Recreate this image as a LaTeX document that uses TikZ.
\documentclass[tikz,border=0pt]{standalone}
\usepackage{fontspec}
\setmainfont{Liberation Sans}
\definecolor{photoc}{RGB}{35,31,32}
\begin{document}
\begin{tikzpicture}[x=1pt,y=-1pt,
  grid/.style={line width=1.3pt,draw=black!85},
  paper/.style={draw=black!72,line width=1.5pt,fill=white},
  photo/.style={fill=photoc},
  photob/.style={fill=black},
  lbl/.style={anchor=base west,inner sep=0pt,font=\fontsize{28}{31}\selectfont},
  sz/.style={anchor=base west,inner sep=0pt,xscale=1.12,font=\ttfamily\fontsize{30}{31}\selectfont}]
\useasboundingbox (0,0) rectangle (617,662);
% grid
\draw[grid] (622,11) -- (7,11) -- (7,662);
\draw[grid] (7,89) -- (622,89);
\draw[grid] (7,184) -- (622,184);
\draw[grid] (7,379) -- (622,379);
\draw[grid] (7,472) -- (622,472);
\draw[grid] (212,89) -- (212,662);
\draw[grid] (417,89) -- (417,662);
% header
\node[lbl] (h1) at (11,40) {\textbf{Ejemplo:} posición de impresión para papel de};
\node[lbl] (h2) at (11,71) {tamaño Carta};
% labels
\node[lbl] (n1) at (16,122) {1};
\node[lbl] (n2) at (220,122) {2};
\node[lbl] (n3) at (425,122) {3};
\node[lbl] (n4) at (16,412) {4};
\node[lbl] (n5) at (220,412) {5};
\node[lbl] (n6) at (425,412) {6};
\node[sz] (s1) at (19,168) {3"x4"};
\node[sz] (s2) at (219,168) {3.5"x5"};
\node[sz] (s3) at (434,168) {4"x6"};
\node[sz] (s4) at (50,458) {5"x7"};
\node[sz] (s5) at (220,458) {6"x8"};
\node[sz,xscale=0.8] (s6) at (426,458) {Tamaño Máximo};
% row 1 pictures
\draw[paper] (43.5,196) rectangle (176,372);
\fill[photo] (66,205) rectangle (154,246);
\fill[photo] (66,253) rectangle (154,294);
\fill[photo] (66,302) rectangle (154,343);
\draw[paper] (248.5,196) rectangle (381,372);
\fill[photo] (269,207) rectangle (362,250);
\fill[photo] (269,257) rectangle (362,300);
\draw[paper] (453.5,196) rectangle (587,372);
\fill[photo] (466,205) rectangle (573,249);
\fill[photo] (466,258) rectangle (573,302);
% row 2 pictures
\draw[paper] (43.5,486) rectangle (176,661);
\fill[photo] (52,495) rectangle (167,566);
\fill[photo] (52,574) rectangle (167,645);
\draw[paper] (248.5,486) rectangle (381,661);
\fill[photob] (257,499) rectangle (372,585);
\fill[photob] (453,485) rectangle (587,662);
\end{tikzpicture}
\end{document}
··········
● **Brief**
Write out the full listing exactly as given.

● **Output of the task**
Recreate this image as a LaTeX document that uses TikZ.
\documentclass[tikz,border=0pt]{standalone}
\usepackage{fontspec}
\setmainfont{Liberation Sans}
\definecolor{photoc}{RGB}{35,31,32}
\begin{document}
\begin{tikzpicture}[x=1pt,y=-1pt,
  grid/.style={line width=1.3pt,draw=black!85},
  paper/.style={draw=black!72,line width=1.5pt,fill=white},
  photo/.style={fill=photoc},
  photob/.style={fill=black},
  lbl/.style={anchor=base west,inner sep=0pt,font=\fontsize{28}{31}\selectfont},
  sz/.style={anchor=base west,inner sep=0pt,xscale=1.12,font=\ttfamily\fontsize{30}{31}\selectfont}]
\useasboundingbox (0,0) rectangle (617,662);
% grid
\draw[grid] (622,11) -- (7,11) -- (7,662);
\draw[grid] (7,89) -- (622,89);
\draw[grid] (7,184) -- (622,184);
\draw[grid] (7,379) -- (622,379);
\draw[grid] (7,472) -- (622,472);
\draw[grid] (212,89) -- (212,662);
\draw[grid] (417,89) -- (417,662);
% header
\node[lbl] (h1) at (11,40) {\textbf{Ejemplo:} posición de impresión para papel de};
\node[lbl] (h2) at (11,71) {tamaño Carta};
% labels
\node[lbl] (n1) at (16,122) {1};
\node[lbl] (n2) at (220,122) {2};
\node[lbl] (n3) at (425,122) {3};
\node[lbl] (n4) at (16,412) {4};
\node[lbl] (n5) at (220,412) {5};
\node[lbl] (n6) at (425,412) {6};
\node[sz] (s1) at (19,168) {3"x4"};
\node[sz] (s2) at (219,168) {3.5"x5"};
\node[sz] (s3) at (434,168) {4"x6"};
\node[sz] (s4) at (50,458) {5"x7"};
\node[sz] (s5) at (220,458) {6"x8"};
\node[sz,xscale=0.8] (s6) at (426,458) {Tamaño Máximo};
% row 1 pictures
\draw[paper] (43.5,196) rectangle (176,372);
\fill[photo] (66,205) rectangle (154,246);
\fill[photo] (66,253) rectangle (154,294);
\fill[photo] (66,302) rectangle (154,343);
\draw[paper] (248.5,196) rectangle (381,372);
\fill[photo] (269,207) rectangle (362,250);
\fill[photo] (269,257) rectangle (362,300);
\draw[paper] (453.5,196) rectangle (587,372);
\fill[photo] (466,205) rectangle (573,249);
\fill[photo] (466,258) rectangle (573,302);
% row 2 pictures
\draw[paper] (43.5,486) rectangle (176,661);
\fill[photo] (52,495) rectangle (167,566);
\fill[photo] (52,574) rectangle (167,645);
\draw[paper] (248.5,486) rectangle (381,661);
\fill[photob] (257,499) rectangle (372,585);
\fill[photob] (453,485) rectangle (587,662);
\end{tikzpicture}
\end{document}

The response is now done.